Jhansi, Uttar Pradesh:
At a Mayawati rally in Jhansi, we come across a frenzied display of loyalty by BSP workers.
They are from the Ahirwar subcaste of Dalits, who make up a majority of Dalits in Uttar Pradesh. "We are not being drawn towards any other party, nor is there any Modi wave here", they say before breaking into wild cheers of "BSP zindabad" and "
Behenji ko Pradhan Mantri banao (make Mayawati the Prime Minister)."
This assertion of Dalit support for the cameras is meant to send a signal. As Mayawati reached out to newer social groups - like Muslims and Brahmins - between the 2007 UP assembly elections and the 2009 Lok Sabha elections, the BSP lost 18 per cent of the Dalit vote, according to a survey by the Centre for the Study of Developing Societies (CSDS).
In the 2012 UP assembly elections, in which the Samajwadi Party (SP) swept to power, the BSP won only 15 of the 85 seats reserved for Dalits.
But in the villages of Bundelkhand a brief spell of SP rule appears to have restored Dalit faith in the BSP. Like Daulatpura village in Jalaun district, which because of its high percentage of Dalits was identified as an Ambedkar village in Mayawati's first term as chief minister. Under the scheme, identified villages are meant to receive benefits of government schemes on priority, like roads, sanitation, housing and so on.
Till today no benefits have come, and yet they are loyal to Mayawati. They say that since the SP has come to power, the harassment of Dalits by upper castes has begun, and that the police turns them away when they complain.
In the nearby Dalit-dominated village of Birgovan, which did receive benefits under the Ambedkar village scheme, the proof of BSP loyalty is more concrete. The local pradhan points to how the village has got pukka roads, homes under the Indira Awas Yojana, toilets and a wedding hall.
Here, they are more than willing to overlook Mayawati's excesses. When asked about how her declared assets have jumped (from Rs 87 crores in 2010 to over Rs 100 crores in 2012), the unanimous answer is that the money is the sum of their contributions. Most of those we met in the village say they have personally donated Rs 50 or Rs 100 to the party, because "that is the only way the party will build itself up".

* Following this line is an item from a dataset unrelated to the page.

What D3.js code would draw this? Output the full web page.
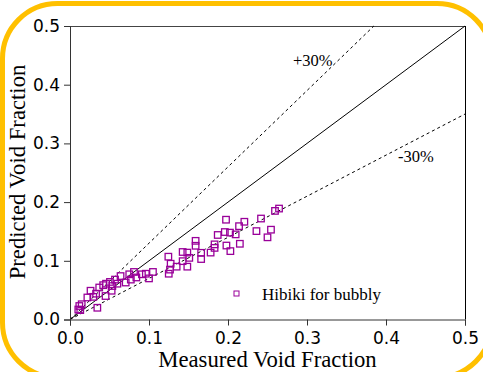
<!DOCTYPE html>
<html>
<head>
<meta charset="utf-8">
<script src="https://cdn.jsdelivr.net/npm/d3@7"></script>
<style>
  body { margin: 0; background: #fff; }
  svg { display: block; }
  .tick-label { font-family: "DejaVu Sans", sans-serif; font-size: 17px; fill: #000; }
  .serif { font-family: "Liberation Serif", "Times New Roman", serif; fill: #000; }
</style>
</head>
<body>
<svg id="chart"></svg>
<script>
// measured vs predicted void fraction (Hibiki for bubbly)
const measured = [
  0.0105, 0.0118, 0.0148, 0.013, 0.0346, 0.022, 0.026, 0.0295, 0.033, 0.037,
  0.042, 0.045, 0.0456, 0.0506, 0.0527, 0.0536, 0.057, 0.060, 0.064, 0.0705,
  0.075, 0.077, 0.081, 0.084, 0.091, 0.096, 0.100, 0.105,
  0.1245, 0.125, 0.1266, 0.1274, 0.135, 0.1426, 0.1426, 0.1485, 0.1485, 0.151,
  0.159, 0.159, 0.166, 0.166, 0.178, 0.183, 0.183, 0.187, 0.196, 0.1975,
  0.198, 0.2025, 0.203, 0.2097, 0.214, 0.215, 0.2207, 0.236, 0.2418, 0.250,
  0.2544, 0.2595, 0.2646,
];
const predicted = [
  0.017, 0.023, 0.026, 0.016, 0.020, 0.0375, 0.049, 0.0386, 0.044, 0.0545,
  0.0585, 0.040, 0.061, 0.064, 0.049, 0.057, 0.068, 0.061, 0.074, 0.063,
  0.077, 0.068, 0.081, 0.0716, 0.077, 0.078, 0.070, 0.081,
  0.107, 0.078, 0.085, 0.095, 0.090, 0.115, 0.0994, 0.114, 0.090, 0.105,
  0.134, 0.1256, 0.1136, 0.103, 0.114, 0.128, 0.122, 0.144, 0.149, 0.170,
  0.126, 0.148, 0.1165, 0.145, 0.159, 0.129, 0.1665, 0.1506, 0.172, 0.140,
  0.153, 0.185, 0.189,
];
const majorTicks = [0, 0.1, 0.2, 0.3, 0.4, 0.5];
const minorTicks = d3.range(0, 26).map((i) => i * 0.02).filter((v) => Math.round(v * 50) % 5 !== 0);
// reference lines: slope, label, style
const refLines = [
  { slope: 1.0, label: null, dash: null },
  { slope: 1.3, label: "+30%", dash: "3,3" },
  { slope: 0.7, label: "-30%", dash: "3,3" },
];
const legendLabel = "Hibiki for bubbly";

const width = 483, height = 372;
const margin = { top: 26, right: 18, bottom: 52.5, left: 70 };
const innerW = width - margin.left - margin.right;
const innerH = height - margin.top - margin.bottom;

const svg = d3.select("#chart").attr("width", width).attr("height", height);

// orange rounded frame
svg.append("rect")
  .attr("x", 2.5).attr("y", 3.5)
  .attr("width", 489.5).attr("height", 374)
  .attr("rx", 55).attr("ry", 55)
  .attr("fill", "none")
  .attr("stroke", "#FFC000")
  .attr("stroke-width", 5);

const g = svg.append("g").attr("transform", `translate(${margin.left},${margin.top})`);

const x = d3.scaleLinear().domain([0, 0.5]).range([0, innerW]);
const y = d3.scaleLinear().domain([0, 0.5]).range([innerH, 0]);

// frame top / right
g.append("line").attr("x1", 0).attr("x2", innerW).attr("y1", 0.5).attr("y2", 0.5)
  .attr("stroke", "#444").attr("stroke-width", 1);
g.append("line").attr("x1", innerW + 0.5).attr("x2", innerW + 0.5).attr("y1", 0).attr("y2", innerH)
  .attr("stroke", "#000").attr("stroke-width", 1);

// reference lines
const clip = (s) => (s > 1 ? 0.5 / s : 0.5);
refLines.forEach((r) => {
  const xe = clip(r.slope);
  g.append("line")
    .attr("x1", x(0)).attr("y1", y(0))
    .attr("x2", x(xe)).attr("y2", y(xe * r.slope))
    .attr("stroke", "#000")
    .attr("stroke-width", 1)
    .attr("stroke-dasharray", r.dash);
});

g.append("text").attr("class", "serif").attr("font-size", 16.5)
  .attr("x", 223).attr("y", 40).text(refLines[1].label);
g.append("text").attr("class", "serif").attr("font-size", 16.5)
  .attr("x", 328).attr("y", 136).text(refLines[2].label);

// axes
const xAxisG = g.append("g").attr("transform", `translate(0,${innerH})`);
xAxisG.call(d3.axisBottom(x).tickValues(minorTicks).tickSize(3).tickFormat(""));
xAxisG.call(d3.axisBottom(x).tickValues(majorTicks).tickSize(6).tickPadding(4).tickFormat(d3.format(".1f")));
xAxisG.selectAll("text").attr("class", "tick-label").attr("dy", "0.75em").attr("y", 12);

const yAxisG = g.append("g");
yAxisG.call(d3.axisLeft(y).tickValues(minorTicks).tickSize(3).tickFormat(""));
yAxisG.call(d3.axisLeft(y).tickValues(majorTicks).tickSize(6).tickPadding(4).tickFormat(d3.format(".1f")));
yAxisG.selectAll("text").attr("class", "tick-label").attr("x", -10);

[xAxisG, yAxisG].forEach((a) => {
  a.selectAll(".domain").attr("stroke", "#333");
  a.selectAll(".tick line").attr("stroke", "#333");
});

// points
g.selectAll(".pt")
  .data(measured.map((m, i) => [m, predicted[i]]))
  .join("rect")
  .attr("class", "pt")
  .attr("x", (d) => x(d[0]) - 3.25)
  .attr("y", (d) => y(d[1]) - 3.25)
  .attr("width", 6.5).attr("height", 6.5)
  .attr("fill", "none")
  .attr("stroke", "#990099")
  .attr("stroke-width", 1.3);

// legend
g.append("rect")
  .attr("x", 164).attr("y", 265)
  .attr("width", 5).attr("height", 5)
  .attr("fill", "none").attr("stroke", "#990099").attr("stroke-width", 1);
g.append("text").attr("class", "serif").attr("font-size", 17)
  .attr("x", 192).attr("y", 274).text(legendLabel);

// axis titles
svg.append("text").attr("class", "serif").attr("font-size", 22.7)
  .attr("text-anchor", "middle")
  .attr("x", margin.left + innerW / 2).attr("y", 367)
  .text("Measured Void Fraction");
svg.append("text").attr("class", "serif").attr("font-size", 22.7)
  .attr("text-anchor", "middle")
  .attr("transform", "translate(25,172) rotate(-90)")
  .text("Predicted Void Fraction");
</script>
</body>
</html>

We ask whether they are comfortable in the knowledge that the money - at least some of it - is being declared as Mayawati's personal wealth, and used for extravagant purchases for instance a bungalow in Delhi's upscale Sardar Patel Marg shown in her assets as worth Rs 61 crores. After a brief hesitation, they say that is fine since she made houses for them as well.
But is a younger generation of Dalits as loyal, or are they drawn to newer political forces, like Narendra Modi?
The youth we met at Daulatpura and Birgowan say they remain BSP supporters. "It is the only party that has the interests of the Dalits in mind," says one. Another young man says he will continue to vote for the BSP since at least their vote will be counted. "Anywhere else," he says, "they will not believe we voted for them."
So the BSP's core base that appears to remain largely loyal, but there is no such guarantee for Mayawati's newer partners without whom electoral success will remain elusive.